Article Summary

Although unadventurous on its face, the U.S. Supreme Court's 9-0 holding in Lane v. Franks lays crucial groundwork for a softening of Garcetti v. Ceballos, a 2006 case that curtailed First Amendment protections for government employees.

This expert analysis by TELG managing principal R. Scott Oswald was published by Law360 on June 19, 2014. The full article is . (Site requires paid subscription.)

Excerpted from:

New Ways To Separate Employee Speech From Citizen Speech

With Lane v.

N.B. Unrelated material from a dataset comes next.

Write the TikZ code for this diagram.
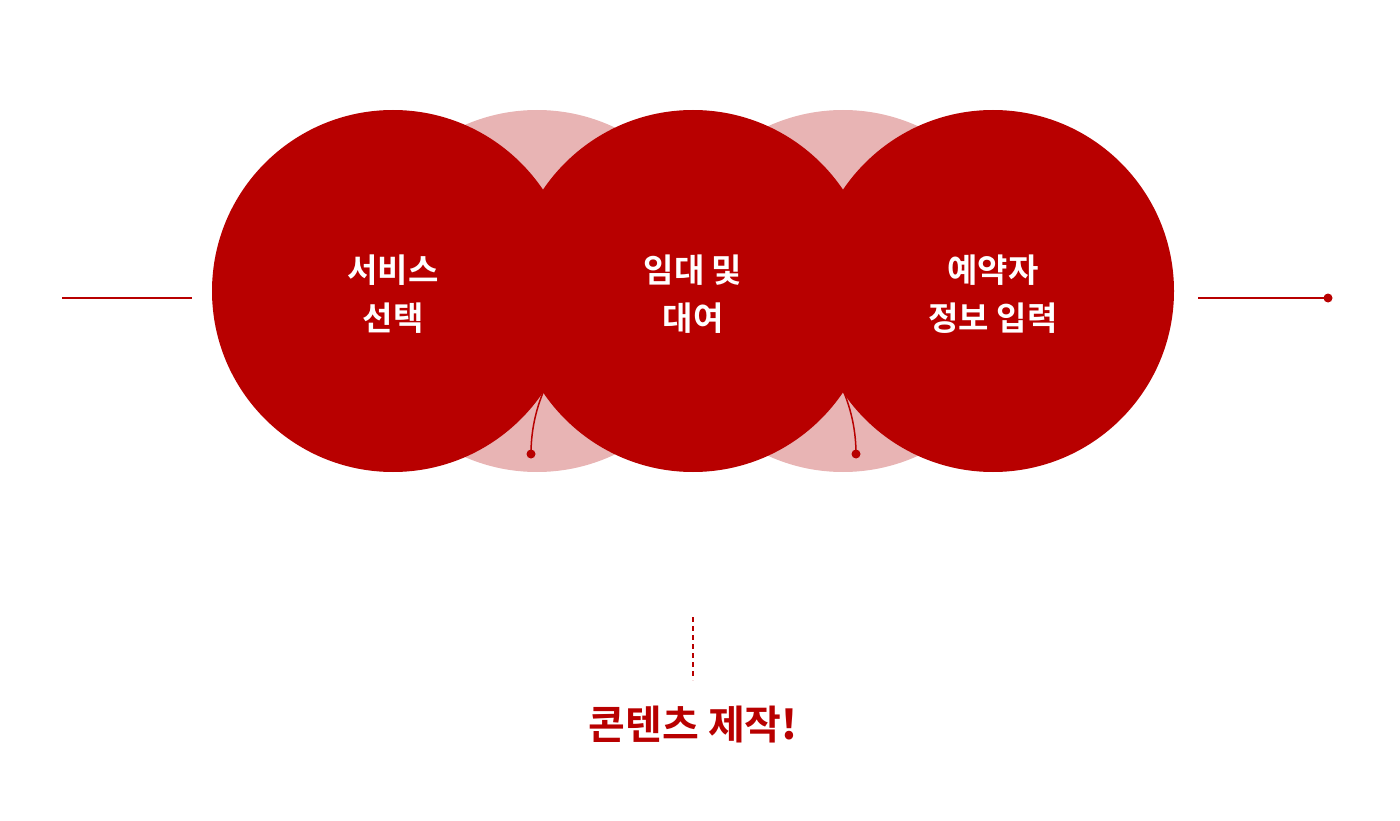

Franks, the U.S. Supreme Court has stepped back slightly from the absolutism of an earlier decision that limited the free-speech rights of public employees — and, in the process, has sketched a framework that may allow similar results in tougher cases to come.

In some ways, the court’s holding Thursday — that the First Amendment can protect government workers from punishment for testifying truthfully under oath — was unremarkable, even obvious. But while the 9-0 opinion by Justice Sonia Sotomayor portrayed itself as an application of Garcetti v. Ceballos, which held that government employees have no constitutional protection for “speech made pursuant to [their] official duties,” it actually added two important new factors to distinguish unprotected “employee speech” from protectable “citizen speech.”

In doing so, Lane hearkened back to the definitive 1968 balancing test of Pickering v. Board of Ed. of Township High School Dist. 205, Will Cty., which stood mostly undisturbed until Garcetti in 2006.